Following the wrapping up of a series clean-sweep against Pakistan at noon on Monday with a 107-run win at the Wanderers, stand-in skipper Dean Elgar felt there were areas that had improved with South Africa’s play compared to last summer, when they beat India and Australia.
But he added that other areas – most notably the batting – could be better.
The need for improvement with the bat needs to be put in perspective, though. “Our Test wickets are very tough,” said Elgar.
“I’d like to think we can still score big runs in South Africa. I suppose you can if you apply yourself and if you’re in a very good mental space, but the wickets are very tough.”
In this series, especially in the first two Tests, that was most certainly the case.
Proteas coach Ottis Gibson stuck to his argument that batsmen could still make runs, but given South Africa’s fast-bowling resources, it would be stupid if the home team didn’t set up conditions to suit their strengths.

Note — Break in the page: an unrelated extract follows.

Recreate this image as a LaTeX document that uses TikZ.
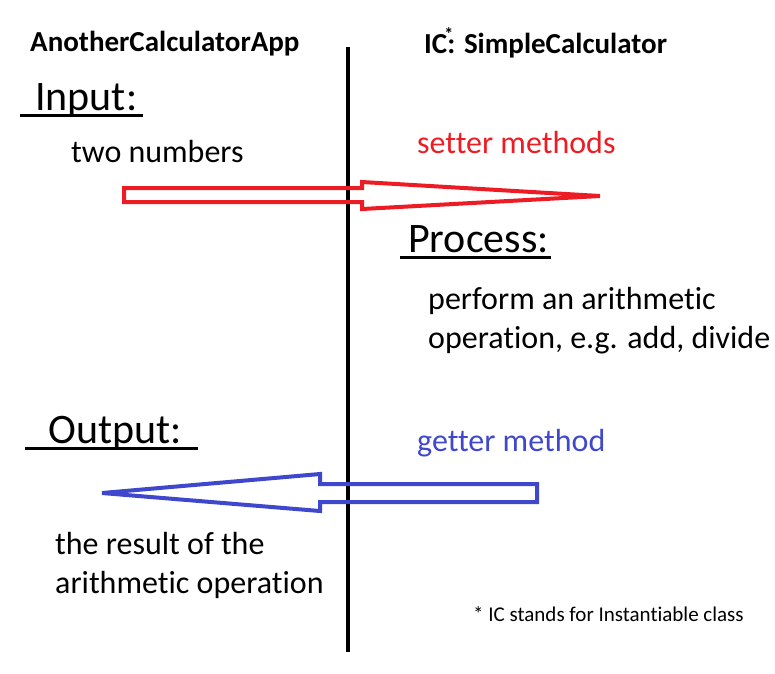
\documentclass[tikz,border=0pt]{standalone}
\usepackage{fontspec}
\setmainfont{Carlito}[Ligatures=NoCommon]
\usepackage{tikz}
\usetikzlibrary{calc}
\definecolor{paintred}{HTML}{ED1C24}
\definecolor{paintblue}{HTML}{3F48CC}
\newcommand{\icstar}{\rlap{\kern-3pt\raisebox{13pt}{\fontsize{18}{20}\selectfont *}}}
\tikzset{
  cls/title/.style={font=\fontsize{29}{34}\selectfont\bfseries, anchor=base west, inner sep=0pt},
  io/head/.style={font=\fontsize{42}{50}\selectfont, anchor=base west, inner sep=0pt},
  io/text/.style={font=\fontsize{32}{39}\selectfont, anchor=base west, inner sep=0pt, align=left},
  io/note/.style={font=\fontsize{21}{25}\selectfont, anchor=base west, inner sep=0pt},
  io/uline/.style={line width=3pt},
  io/divider/.style={line width=4pt},
  call/red/.style={draw=paintred, line width=4pt, line join=miter},
  call/blue/.style={draw=paintblue, line width=4pt, line join=miter}
}

\begin{document}
\begin{tikzpicture}[x=1pt, y=-1pt]
\useasboundingbox (0,0) rectangle (775,673);

% class names
\node[cls/title] (app) at (30,51) {AnotherCalculatorApp};
\node[cls/title] (ic) at (424,53) {IC\icstar: SimpleCalculator};

% dividing line
\coordinate (top) at (348,47);
\coordinate (bot) at (348,652);
\draw[io/divider] (top) -- (bot);

% input side
\node[io/head] (input) at (35,110) {Input:};
\draw[io/uline] (20,115) -- (143,115);
\node[io/text] (nums) at (71,162) {two numbers};
\node[io/text, text=paintred] (setter) at (417,153) {setter methods};

% setter arrow
\coordinate (redtip) at (600,196);
\draw[call/red] (124,188) -- (362,188) -- (362,182) -- (redtip)
  -- (362,209) -- (362,202) -- (124,202) -- cycle;

% process
\node[io/head] (process) at (408,252) {Process:};
\draw[io/uline] (400,257) -- (551,257);
\node[io/text] (op1) at (428,309) {perform an arithmetic};
\node[io/text] (op2) at (428,348) {operation, e.g. add, divide};

% output side
\node[io/head] (output) at (48,443) {Output:};
\draw[io/uline] (25,448) -- (198,448);
\node[io/text, text=paintblue] (getter) at (417,451) {getter method};

% getter arrow
\coordinate (bluetip) at (102,493);
\draw[call/blue] (537,484) -- (320,484) -- (320,474) -- (bluetip)
  -- (320,511) -- (320,502) -- (537,502) -- cycle;

\node[io/text] (res1) at (55,554) {the result of the};
\node[io/text] (res2) at (55,593) {arithmetic operation};

% footnote
\node[io/note] (note) at (473,621) {* IC stands for Instantiable class};
\end{tikzpicture}
\end{document}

“We wanted to play four fast bowlers, the pitches suited that. They did a fantastic job. Batsmen struggled for runs, but batsmen still got runs. We got two hundreds in the series,” Gibson explained.
They were the only two hundreds in the series as well. The 17 half-centuries suggest scoring wasn’t impossible, but it was very hard work.

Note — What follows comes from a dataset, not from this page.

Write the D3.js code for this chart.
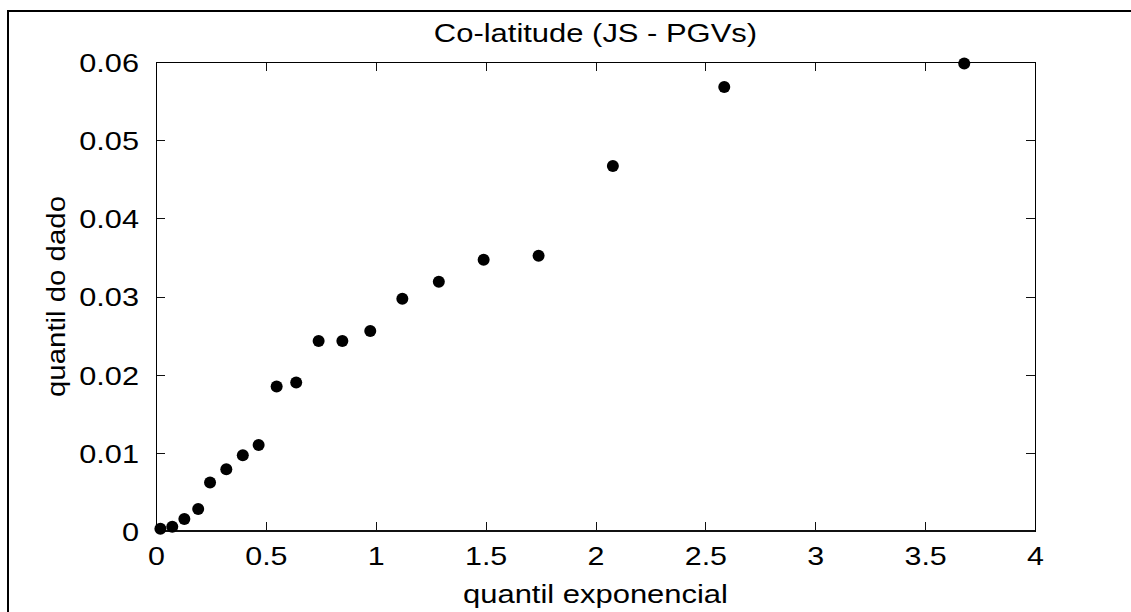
<!DOCTYPE html>
<html>
<head>
<meta charset="utf-8">
<script src="https://cdn.jsdelivr.net/npm/d3@7"></script>
<style>
  body { margin: 0; background: #fff; }
  svg { display: block; }
  text { font-family: "Liberation Sans", Arial, Helvetica, sans-serif; fill: #000; }
  .axis path { display: none; }
  .axis line { stroke: #111; shape-rendering: crispEdges; }
</style>
</head>
<body>
<svg class="chart"></svg>
<script>
// exponential quantile (x) vs data quantile (y)
var qExp = [0.020, 0.074, 0.129, 0.192, 0.246, 0.320, 0.395, 0.467, 0.549, 0.638,
            0.740, 0.848, 0.975, 1.121, 1.287, 1.491, 1.741, 2.079, 2.586, 3.678];
var qData = [0.0003, 0.00055, 0.00154, 0.0028, 0.0062, 0.0079, 0.0097, 0.0110, 0.0185, 0.0190,
             0.0243, 0.0243, 0.0256, 0.0297, 0.0319, 0.0347, 0.0352, 0.0467, 0.0568, 0.0598];
var xTicks = [0, 0.5, 1, 1.5, 2, 2.5, 3, 3.5, 4];
var yTicks = [0, 0.01, 0.02, 0.03, 0.04, 0.05, 0.06];

var W = 1131, H = 612;
var margin = { top: 62, left: 156, right: 96, bottom: 81 },
    width = W - margin.left - margin.right,
    height = H - margin.top - margin.bottom;

var svg = d3.select(".chart").attr("width", W).attr("height", H);

// figure frame (runs off the right and bottom edge)
svg.append("rect")
    .attr("x", 8).attr("y", 11)
    .attr("width", W + 20).attr("height", H + 20)
    .attr("fill", "none").attr("stroke", "#000").attr("stroke-width", 2);

var g = svg.append("g").attr("transform", "translate(" + margin.left + "," + margin.top + ")");

var x = d3.scaleLinear().domain([0, 4]).range([0, width]);
var y = d3.scaleLinear().domain([0, 0.06]).range([height, 0]);

var tick = 9;

// bottom / left with labels, top / right ticks only
var xb = g.append("g").attr("class", "axis")
    .attr("transform", "translate(0," + height + ")")
    .call(d3.axisBottom(x).tickValues(xTicks).tickSize(-tick).tickPadding(16).tickFormat(d3.format("")));
g.append("g").attr("class", "axis")
    .call(d3.axisTop(x).tickValues(xTicks).tickSize(-tick).tickFormat(""));
var yl = g.append("g").attr("class", "axis")
    .call(d3.axisLeft(y).tickValues(yTicks).tickSize(-tick).tickPadding(17).tickFormat(d3.format("")));
g.append("g").attr("class", "axis")
    .attr("transform", "translate(" + width + ",0)")
    .call(d3.axisRight(y).tickValues(yTicks).tickSize(-tick).tickFormat(""));

xb.selectAll("text").style("font-size", "26px").attr("dy", "0.71em");
yl.selectAll("text").style("font-size", "26px").attr("dy", "0.36em");

// axes box
g.append("rect")
    .attr("width", width).attr("height", height)
    .attr("fill", "none").attr("stroke", "#000").attr("stroke-width", 1)
    .attr("shape-rendering", "crispEdges");
g.append("line")
    .attr("x1", 0).attr("x2", width).attr("y1", height).attr("y2", height)
    .attr("stroke", "#111").attr("stroke-width", 2);

// points
g.selectAll("circle.pt").data(qExp)
  .enter().append("circle")
    .attr("class", "pt")
    .attr("cx", d => x(d))
    .attr("cy", (d, i) => y(qData[i]))
    .attr("r", 6)
    .attr("fill", "#000");

// titles
var title = svg.append("text")
    .attr("x", margin.left + width / 2).attr("y", 42)
    .attr("text-anchor", "middle").style("font-size", "26px")
    .text("Co-latitude (JS - PGVs)");

var xlab = svg.append("text")
    .attr("x", margin.left + width / 2).attr("y", 603)
    .attr("text-anchor", "middle").style("font-size", "26px")
    .text("quantil exponencial");

var ylab = svg.append("text")
    .attr("transform", "translate(65," + (margin.top + height / 2) + ") rotate(-90)")
    .attr("text-anchor", "middle").style("font-size", "26px")
    .text("quantil do dado");

// the original rendering spreads glyphs wider than the font metrics
function stretch(sel, f) {
    sel.each(function () {
        var len = this.getComputedTextLength();
        d3.select(this).attr("textLength", len * f).attr("lengthAdjust", "spacingAndGlyphs");
    });
}
stretch(xb.selectAll("text"), 1.17);
stretch(yl.selectAll("text"), 1.18);
stretch(title, 1.19);
stretch(xlab, 1.19);
stretch(ylab, 1.13);
</script>
</body>
</html>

“There will be more sensitivity around how batsmen are judged (in South Africa),” said Elgar.
“I don’t want to say the days of averaging 45-plus are gone, I still think there is room for that, the best batters will reach those goals. But it will be a challenge, you won’t be as free-flowing on the wickets we are playing (on).
“A bit more hard cricket, gritting it out. Free-scoring needs to be put to the side until you get in, it will be hard work for batters going forward.”

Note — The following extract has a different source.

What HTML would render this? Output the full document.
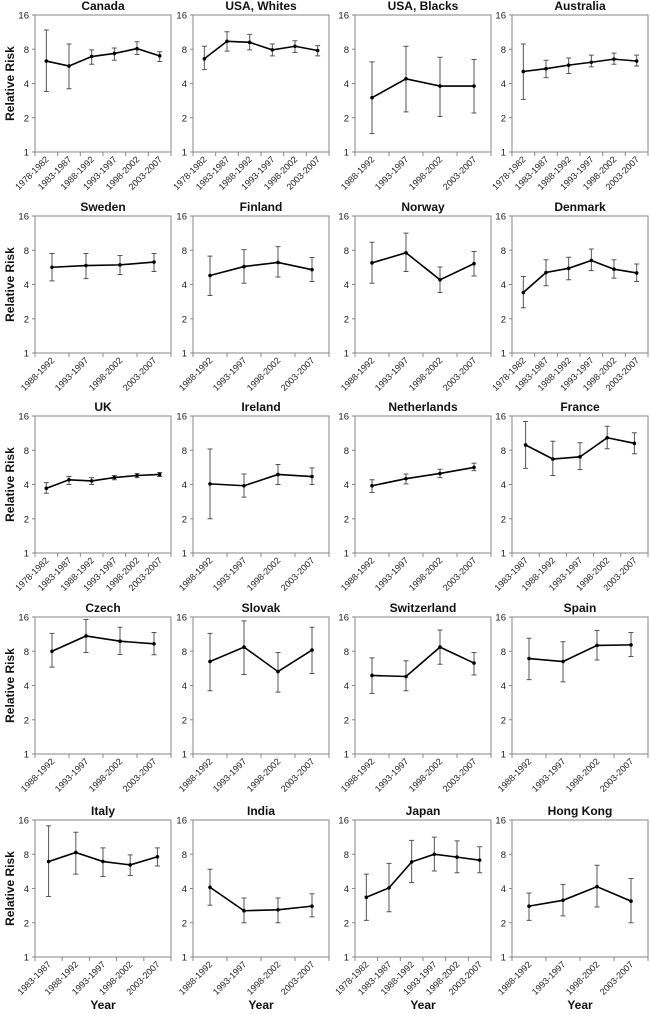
<!DOCTYPE html>
<html><head><meta charset="utf-8"><style>
body{margin:0;background:#fff;}
svg{display:block;font-family:"Liberation Sans",Arial,sans-serif;}
</style></head><body>
<svg id="chart" width="650" height="1014" viewBox="0 0 650 1014"></svg>
<script>
const P6=["1978-1982","1983-1987","1988-1992","1993-1997","1998-2002","2003-2007"];
const P5=["1983-1987","1988-1992","1993-1997","1998-2002","2003-2007"];
const P4=["1988-1992","1993-1997","1998-2002","2003-2007"];
const yTicks=[1,2,4,8,16];

const canadaRR=[6.3,5.7,6.9,7.35,8.1,7.0], canadaLo=[3.4,3.6,5.9,6.4,7.2,6.25], canadaHi=[11.8,8.9,7.9,8.2,9.3,7.6];
const usawRR=[6.6,9.4,9.2,7.9,8.5,7.8], usawLo=[5.3,7.7,7.9,7.0,7.5,7.0], usawHi=[8.5,11.4,10.8,8.9,9.5,8.6];
const usabRR=[3.0,4.4,3.8,3.8], usabLo=[1.45,2.25,2.05,2.2], usabHi=[6.2,8.5,6.8,6.5];
const ausRR=[5.1,5.4,5.8,6.15,6.55,6.3], ausLo=[2.9,4.5,4.9,5.6,5.9,5.7], ausHi=[8.9,6.4,6.7,7.1,7.4,7.1];
const swedenRR=[5.67,5.87,5.95,6.3], swedenLo=[4.3,4.5,4.9,5.2], swedenHi=[7.5,7.5,7.2,7.5];
const finlandRR=[4.8,5.75,6.25,5.4], finlandLo=[3.2,4.1,4.65,4.25], finlandHi=[7.1,8.1,8.6,6.9];
const norwayRR=[6.2,7.6,4.4,6.1], norwayLo=[4.1,5.2,3.4,4.75], norwayHi=[9.4,11.3,5.7,7.8];
const denmarkRR=[3.4,5.1,5.55,6.5,5.45,5.05], denmarkLo=[2.5,3.9,4.4,5.3,4.55,4.25], denmarkHi=[4.7,6.6,6.95,8.2,6.6,6.06];
const ukRR=[3.7,4.4,4.3,4.6,4.8,4.9], ukLo=[3.35,4.0,4.0,4.4,4.6,4.7], ukHi=[4.15,4.7,4.6,4.8,5.0,5.1];
const irelandRR=[4.05,3.9,4.9,4.7], irelandLo=[2.0,3.1,4.0,4.0], irelandHi=[8.2,4.95,6.0,5.6];
const nethRR=[3.9,4.5,5.0,5.65], nethLo=[3.4,4.05,4.6,5.3], nethHi=[4.4,4.95,5.45,6.15];
const franceRR=[8.9,6.7,7.0,10.3,9.2], franceLo=[5.55,4.8,5.4,8.25,7.45], franceHi=[14.3,9.6,9.3,13.0,11.4];
const czechRR=[8.0,10.9,9.8,9.3], czechLo=[5.8,7.8,7.5,7.45], czechHi=[11.5,15.2,13.0,11.7];
const slovakRR=[6.5,8.7,5.3,8.2], slovakLo=[3.6,5.0,3.5,5.1], slovakHi=[11.5,14.8,7.8,13.0];
const swissRR=[4.9,4.8,8.7,6.3], swissLo=[3.4,3.6,6.15,4.95], swissHi=[7.0,6.6,12.3,7.8];
const spainRR=[6.9,6.5,9.0,9.1], spainLo=[4.5,4.3,6.7,7.2], spainHi=[10.4,9.7,12.2,11.7];
const italyRR=[6.9,8.3,6.9,6.45,7.6], italyLo=[3.4,5.35,5.1,5.2,6.3], italyHi=[14.2,12.5,9.1,7.9,9.1];
const indiaRR=[4.1,2.55,2.6,2.8], indiaLo=[2.85,2.0,2.0,2.25], indiaHi=[5.9,3.3,3.3,3.6];
const japanRR=[3.35,4.05,6.85,8.0,7.55,7.1], japanLo=[2.1,2.5,4.5,5.7,5.5,5.5], japanHi=[5.35,6.65,10.6,11.3,10.5,9.3];
const hkRR=[2.8,3.15,4.15,3.1], hkLo=[2.1,2.3,2.75,2.0], hkHi=[3.65,4.35,6.4,4.9];

const panels=[
 ["Canada",P6,canadaRR,canadaLo,canadaHi],["USA, Whites",P6,usawRR,usawLo,usawHi],["USA, Blacks",P4,usabRR,usabLo,usabHi],["Australia",P6,ausRR,ausLo,ausHi],
 ["Sweden",P4,swedenRR,swedenLo,swedenHi],["Finland",P4,finlandRR,finlandLo,finlandHi],["Norway",P4,norwayRR,norwayLo,norwayHi],["Denmark",P6,denmarkRR,denmarkLo,denmarkHi],
 ["UK",P6,ukRR,ukLo,ukHi],["Ireland",P4,irelandRR,irelandLo,irelandHi],["Netherlands",P4,nethRR,nethLo,nethHi],["France",P5,franceRR,franceLo,franceHi],
 ["Czech",P4,czechRR,czechLo,czechHi],["Slovak",P4,slovakRR,slovakLo,slovakHi],["Switzerland",P4,swissRR,swissLo,swissHi],["Spain",P4,spainRR,spainLo,spainHi],
 ["Italy",P5,italyRR,italyLo,italyHi],["India",P4,indiaRR,indiaLo,indiaHi],["Japan",P6,japanRR,japanLo,japanHi],["Hong Kong",P4,hkRR,hkLo,hkHi]
];
const colX=[35,193,355,512], rowY=[15,216,416,617,820], PW=136, PH=137;
const NS="http://www.w3.org/2000/svg", svg=document.getElementById('chart');
function mk(tag,attrs,parent,text){const e=document.createElementNS(NS,tag);for(const k in attrs)e.setAttribute(k,attrs[k]);if(text!==undefined)e.textContent=text;(parent||svg).appendChild(e);return e;}
function slug(s){return s.toLowerCase().replace(/[^a-z0-9]+/g,'-').replace(/-$/,'');}

panels.forEach((p,i)=>{
 const [name,cats,rr,lo,hi]=p, c=i%4, r=Math.floor(i/4), L=colX[c], T=rowY[r], B=T+PH, R=L+PW;
 const s=slug(name);
 const g=mk('g',{});
 
 
 const y=v=>B-Math.log2(v)/4*PH;
 const bw=PW/cats.length, x=j=>L+(j+0.5)*bw;
 const frame=mk('rect',{x:L,y:T,width:PW,height:PH,fill:'#fff',stroke:'#999','stroke-width':1.2},g);
 
 
 const t=mk('text',{x:L+PW/2,y:T-5,'text-anchor':'middle','font-size':12,'font-weight':'bold',fill:'#111'},g,name);
 
 
 yTicks.forEach(v=>{
  mk('line',{x1:L-3,x2:L,y1:y(v),y2:y(v),stroke:'#888'},g);
  const tl=mk('text',{x:L-6,y:y(v)+3.5,'text-anchor':'end','font-size':9.5,fill:'#222'},g,String(v));
  
  
 });
 for(let j=0;j<=cats.length;j++) mk('line',{x1:L+j*bw,x2:L+j*bw,y1:B,y2:B+4,stroke:'#888'},g);
 cats.forEach((cat,j)=>{
  const xl=mk('text',{x:x(j)+3,y:B+8,'text-anchor':'end','font-size':9,fill:'#222',transform:`rotate(-45 ${x(j)+3} ${B+8})`},g,cat);
  
  
  const eb=mk('path',{d:`M${x(j)},${y(hi[j])}V${y(lo[j])}M${x(j)-2.5},${y(hi[j])}h5M${x(j)-2.5},${y(lo[j])}h5`,stroke:'#555','stroke-width':1,fill:'none'},g);
  
  
 });
 const line=mk('polyline',{points:rr.map((v,j)=>x(j)+','+y(v)).join(' '),fill:'none',stroke:'#000','stroke-width':1.6},g);
 
 
 rr.forEach((v,j)=>{
  const pt=mk('circle',{cx:x(j),cy:y(v),r:1.8,fill:'#000'},g);
  
  
 });
 if(c===0){
  const yl=mk('text',{x:0,y:0,'text-anchor':'middle','font-size':12,'font-weight':'bold',fill:'#111',transform:`translate(14 ${T+PH/2}) rotate(-90)`},g,'Relative Risk');
  
  
 }
 if(r===4){
  const xt=mk('text',{x:L+PW/2,y:1009,'text-anchor':'middle','font-size':12,'font-weight':'bold',fill:'#111'},g,'Year');
  
  
 }
});
</script>
</body></html>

Indeed when asked if Theunis de Bruyn was in danger of losing his spot – he averaged 18.66 and had a highest score of 49 against Pakistan – for the Tests against Sri Lanka next month, Gibson firmly said: “No.”
“I keep saying to the batters, when the wickets are like this, you don’t need to score 500, it’s not necessary.
“If we get 262, on a fast, bouncy track, 262 with our fast bowlers is a great score because we know we can knock a team over for under that, which is what we did.
“It’s been tough for the batters, they might complain outside the dressing room, but within the dressing room, no one is complaining about the pitches.
“We are getting stuck in and trying to get as many runs as we can get to give our bowlers the best opportunity they can get.”
Of course the quick bowlers aren’t complaining, and in South Africa’s case, having three of them able to bowl at 140km/h or more mean the hosts were able to get more out of the helpful pitches than was the case for the Pakistanis.
Duanne Olivier finished the series with 24 wickets – one shy of the South African record for the most wickets in a three-Test series set 116 years ago by Charlie Llewellyn against Australia.
Kagiso Rabada, despite claiming that he was only operating at 70 percent – “he’s bowling 145 and I’m thinking okay,’ ‘I look forward to when you’re feeling 100 percent’,” said Gibson – still picked up 17 wickets at an average of 18.70, while Dale Steyn finished the series with 12 wickets.
“You have to play to your strength, and if your strength is four quality fast bowlers, then use those,” said Gibson.
“When you look at the opposition and see they are accustomed to playing on slow wickets, then why not produce fast, bouncy pitches when you are playing at home?
“Our batsmen are comfortable playing on those pitches. We will continue to play this brand of cricket because it’s successful.”